Republicans didn’t challenge her qualifications but held to their
position that none of the three vacancies on the influential court ought
to be filled.

Another Obama nominee to the court, Cornelia Pillard, also faced a hearing this month. Conservatives have labeled her extreme
over her efforts to advance women’s equality. A hearing for the third
nominee, Robert Wilkins, isn’t expected before the August recess. Senior
Republicans are foreshadowing a mass filibuster of all three nominees.

“They’re the most qualified men and women who’ve come up, and I
cannot think of any reason why such qualified men and women should be
turned down,” Senate Judiciary Chairman Patrick Leahy (D-VT) told TPM on
Tuesday. “So if they’re blocked you should be asking the Republicans
because they’re the most qualified people in years — and far more
qualified than the ones that the Republicans supported.”

That puts the two parties on a path to yet another confrontation over
filibuster rules and the appropriate use of minority power.

* * *

Senate Majority Leader Harry Reid (D-NV) made clear after the last
filibuster showdown — over executive branch nominees, which ended with
Republicans folding — that he retains his right to go nuclear in the
future if the GOP abuses the blocking tool.

The D.C. Circuit is often regarded as the country’s second most
powerful court because it often has the final word over executive power
decisions. It currently has eight active judges — four of whom were
appointed by Democrats and four by Republicans. But it has six senior
judges who also regularly hear cases, five of whom were appointed by GOP
presidents. The court has invalidated numerous executive decisions by
Obama on issues ranging from labor and environmental regulations to
recess appointments.

The court is also a feeder to the Supreme Court, making the fight
more politically volatile. Four out of nine sitting justices were
plucked from the D.C. Circuit: Chief Justice John Roberts and Justices
Antonin Scalia, Clarence Thomas and Ruth Bader Ginsburg.
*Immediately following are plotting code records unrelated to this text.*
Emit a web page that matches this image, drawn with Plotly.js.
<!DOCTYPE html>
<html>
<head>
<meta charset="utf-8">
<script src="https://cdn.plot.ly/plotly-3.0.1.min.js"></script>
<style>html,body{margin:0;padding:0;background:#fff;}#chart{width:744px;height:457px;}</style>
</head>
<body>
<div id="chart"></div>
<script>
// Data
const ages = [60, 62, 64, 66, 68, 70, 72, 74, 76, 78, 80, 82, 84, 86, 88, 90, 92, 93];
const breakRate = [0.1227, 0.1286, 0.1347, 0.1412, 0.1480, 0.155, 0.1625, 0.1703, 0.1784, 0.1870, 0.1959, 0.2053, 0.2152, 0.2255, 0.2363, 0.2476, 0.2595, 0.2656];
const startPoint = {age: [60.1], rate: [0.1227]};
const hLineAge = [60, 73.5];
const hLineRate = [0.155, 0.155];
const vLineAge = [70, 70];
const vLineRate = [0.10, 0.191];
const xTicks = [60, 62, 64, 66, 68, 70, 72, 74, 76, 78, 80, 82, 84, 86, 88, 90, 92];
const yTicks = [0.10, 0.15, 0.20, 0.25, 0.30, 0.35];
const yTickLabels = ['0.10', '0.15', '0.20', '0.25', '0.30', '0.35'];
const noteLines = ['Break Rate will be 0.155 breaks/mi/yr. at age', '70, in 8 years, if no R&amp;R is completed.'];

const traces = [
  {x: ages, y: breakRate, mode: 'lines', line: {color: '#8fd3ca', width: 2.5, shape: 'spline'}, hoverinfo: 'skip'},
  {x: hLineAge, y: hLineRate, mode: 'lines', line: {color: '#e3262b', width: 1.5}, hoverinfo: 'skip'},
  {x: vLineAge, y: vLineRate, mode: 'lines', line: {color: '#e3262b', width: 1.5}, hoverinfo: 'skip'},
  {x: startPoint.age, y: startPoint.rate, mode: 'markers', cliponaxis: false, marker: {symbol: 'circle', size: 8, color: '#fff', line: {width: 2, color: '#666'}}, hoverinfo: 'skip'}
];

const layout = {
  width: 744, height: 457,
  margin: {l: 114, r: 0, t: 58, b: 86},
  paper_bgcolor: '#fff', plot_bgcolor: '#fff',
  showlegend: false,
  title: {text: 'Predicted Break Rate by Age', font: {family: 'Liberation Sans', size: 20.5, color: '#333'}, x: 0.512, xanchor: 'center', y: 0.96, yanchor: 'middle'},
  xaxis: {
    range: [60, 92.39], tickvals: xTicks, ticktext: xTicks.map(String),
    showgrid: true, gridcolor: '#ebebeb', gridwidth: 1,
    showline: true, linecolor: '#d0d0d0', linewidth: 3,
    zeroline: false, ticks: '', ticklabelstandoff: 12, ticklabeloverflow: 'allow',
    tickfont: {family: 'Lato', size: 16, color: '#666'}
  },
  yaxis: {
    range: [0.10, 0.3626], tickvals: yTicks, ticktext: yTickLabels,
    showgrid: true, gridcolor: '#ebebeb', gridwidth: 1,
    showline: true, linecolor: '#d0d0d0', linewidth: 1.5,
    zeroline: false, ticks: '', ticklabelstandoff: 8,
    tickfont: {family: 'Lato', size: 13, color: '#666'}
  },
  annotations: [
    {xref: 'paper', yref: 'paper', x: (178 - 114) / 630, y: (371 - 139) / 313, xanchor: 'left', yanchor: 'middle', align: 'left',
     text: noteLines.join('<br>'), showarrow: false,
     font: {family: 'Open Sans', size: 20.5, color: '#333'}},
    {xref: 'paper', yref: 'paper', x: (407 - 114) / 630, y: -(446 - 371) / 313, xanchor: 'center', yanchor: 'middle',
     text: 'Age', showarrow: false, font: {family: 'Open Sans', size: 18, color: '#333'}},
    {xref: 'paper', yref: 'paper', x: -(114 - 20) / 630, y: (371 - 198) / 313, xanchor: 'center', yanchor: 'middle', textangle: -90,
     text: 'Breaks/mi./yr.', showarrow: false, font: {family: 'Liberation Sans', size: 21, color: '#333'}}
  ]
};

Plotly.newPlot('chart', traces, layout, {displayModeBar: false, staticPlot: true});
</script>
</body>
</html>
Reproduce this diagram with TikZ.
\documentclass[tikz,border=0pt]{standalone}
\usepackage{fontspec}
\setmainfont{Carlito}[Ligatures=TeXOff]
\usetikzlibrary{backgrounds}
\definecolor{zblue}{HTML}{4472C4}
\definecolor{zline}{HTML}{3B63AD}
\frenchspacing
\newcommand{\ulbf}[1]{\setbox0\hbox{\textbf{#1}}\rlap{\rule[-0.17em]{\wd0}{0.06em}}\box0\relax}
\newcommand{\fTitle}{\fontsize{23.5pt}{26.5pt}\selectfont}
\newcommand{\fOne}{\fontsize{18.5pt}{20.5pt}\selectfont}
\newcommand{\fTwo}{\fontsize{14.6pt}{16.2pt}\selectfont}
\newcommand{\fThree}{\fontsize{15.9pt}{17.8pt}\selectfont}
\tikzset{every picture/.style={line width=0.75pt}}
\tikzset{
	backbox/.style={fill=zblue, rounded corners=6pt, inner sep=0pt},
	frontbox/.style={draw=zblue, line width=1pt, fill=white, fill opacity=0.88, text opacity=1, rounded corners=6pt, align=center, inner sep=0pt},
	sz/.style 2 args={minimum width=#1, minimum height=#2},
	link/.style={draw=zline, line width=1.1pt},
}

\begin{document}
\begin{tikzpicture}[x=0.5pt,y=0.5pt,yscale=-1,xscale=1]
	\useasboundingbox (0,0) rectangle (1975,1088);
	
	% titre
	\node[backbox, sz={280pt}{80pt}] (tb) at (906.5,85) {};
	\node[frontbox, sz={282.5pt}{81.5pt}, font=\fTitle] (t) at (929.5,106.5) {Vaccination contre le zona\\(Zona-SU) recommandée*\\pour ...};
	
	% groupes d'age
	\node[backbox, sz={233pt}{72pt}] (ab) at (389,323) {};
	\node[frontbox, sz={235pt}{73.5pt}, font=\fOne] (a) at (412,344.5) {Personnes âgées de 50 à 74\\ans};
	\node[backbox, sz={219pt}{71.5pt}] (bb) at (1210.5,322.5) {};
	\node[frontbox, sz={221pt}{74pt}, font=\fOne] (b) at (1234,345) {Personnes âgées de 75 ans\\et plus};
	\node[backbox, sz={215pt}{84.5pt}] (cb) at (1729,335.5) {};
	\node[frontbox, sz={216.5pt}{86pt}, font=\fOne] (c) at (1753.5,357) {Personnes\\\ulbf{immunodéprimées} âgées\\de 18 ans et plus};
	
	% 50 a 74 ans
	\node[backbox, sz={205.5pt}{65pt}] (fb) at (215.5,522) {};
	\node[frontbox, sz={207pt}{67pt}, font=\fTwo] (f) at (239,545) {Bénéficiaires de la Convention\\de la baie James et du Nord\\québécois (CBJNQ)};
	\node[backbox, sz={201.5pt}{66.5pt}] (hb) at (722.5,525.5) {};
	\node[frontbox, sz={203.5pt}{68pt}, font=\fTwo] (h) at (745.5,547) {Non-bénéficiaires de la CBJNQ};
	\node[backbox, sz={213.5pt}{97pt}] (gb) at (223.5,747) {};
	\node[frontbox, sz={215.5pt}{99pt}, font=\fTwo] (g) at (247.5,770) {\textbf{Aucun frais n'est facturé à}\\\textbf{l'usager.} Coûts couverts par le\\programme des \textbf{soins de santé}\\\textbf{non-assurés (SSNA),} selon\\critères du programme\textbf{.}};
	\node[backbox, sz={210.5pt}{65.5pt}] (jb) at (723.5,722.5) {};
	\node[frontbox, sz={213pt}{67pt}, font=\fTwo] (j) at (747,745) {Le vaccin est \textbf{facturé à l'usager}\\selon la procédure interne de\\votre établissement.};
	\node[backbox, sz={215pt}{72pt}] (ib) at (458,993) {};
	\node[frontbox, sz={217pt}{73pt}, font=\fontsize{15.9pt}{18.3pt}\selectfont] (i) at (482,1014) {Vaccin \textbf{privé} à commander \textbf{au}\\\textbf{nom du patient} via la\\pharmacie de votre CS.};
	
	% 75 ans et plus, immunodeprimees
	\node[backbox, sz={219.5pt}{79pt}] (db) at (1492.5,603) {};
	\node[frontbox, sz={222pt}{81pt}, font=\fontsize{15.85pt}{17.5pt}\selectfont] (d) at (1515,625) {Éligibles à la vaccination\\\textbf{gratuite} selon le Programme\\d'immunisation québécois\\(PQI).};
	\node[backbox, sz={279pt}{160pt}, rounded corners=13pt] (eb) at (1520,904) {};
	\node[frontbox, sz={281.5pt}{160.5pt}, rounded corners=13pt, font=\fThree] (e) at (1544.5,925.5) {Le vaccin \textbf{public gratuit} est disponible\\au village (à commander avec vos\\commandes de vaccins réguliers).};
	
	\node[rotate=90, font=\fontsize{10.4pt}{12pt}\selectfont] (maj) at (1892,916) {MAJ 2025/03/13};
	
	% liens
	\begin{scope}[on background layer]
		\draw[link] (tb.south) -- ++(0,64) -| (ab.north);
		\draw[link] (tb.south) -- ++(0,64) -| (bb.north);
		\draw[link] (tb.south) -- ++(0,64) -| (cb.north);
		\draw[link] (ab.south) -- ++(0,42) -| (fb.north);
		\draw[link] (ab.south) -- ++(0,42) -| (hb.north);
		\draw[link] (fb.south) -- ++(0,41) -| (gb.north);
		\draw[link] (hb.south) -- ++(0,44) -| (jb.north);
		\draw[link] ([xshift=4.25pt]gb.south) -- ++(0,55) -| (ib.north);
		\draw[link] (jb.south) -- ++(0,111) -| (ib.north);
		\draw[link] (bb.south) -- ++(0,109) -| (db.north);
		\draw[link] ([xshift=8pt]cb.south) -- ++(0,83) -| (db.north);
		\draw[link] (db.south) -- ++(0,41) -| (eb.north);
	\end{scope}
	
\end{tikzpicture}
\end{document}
As has been the case so far, detente is likelier than a proverbial
mushroom cloud. In some ways the battle is tougher for both sides than
the clash over executive nominees.

* * *

Come what may, the fight isn’t likely to play out until members of
Congress return to Washington in September. And one thing Democrats have
going for them is that numerous rank-and-file Republican senators are fed up
with their years-long strategy of obstructing Democratic initiatives as
a matter of course. At least one Republican, Sen. John McCain (R-AZ),
is on record saying the three nominees shouldn’t be filibustered.

“I think the objections [to the nominees] are completely
unjustifiable,” Sen. Richard Blumenthal (D-CT) told TPM on Tuesday. “But
I’m very hopeful that a new spirit is gaining traction.”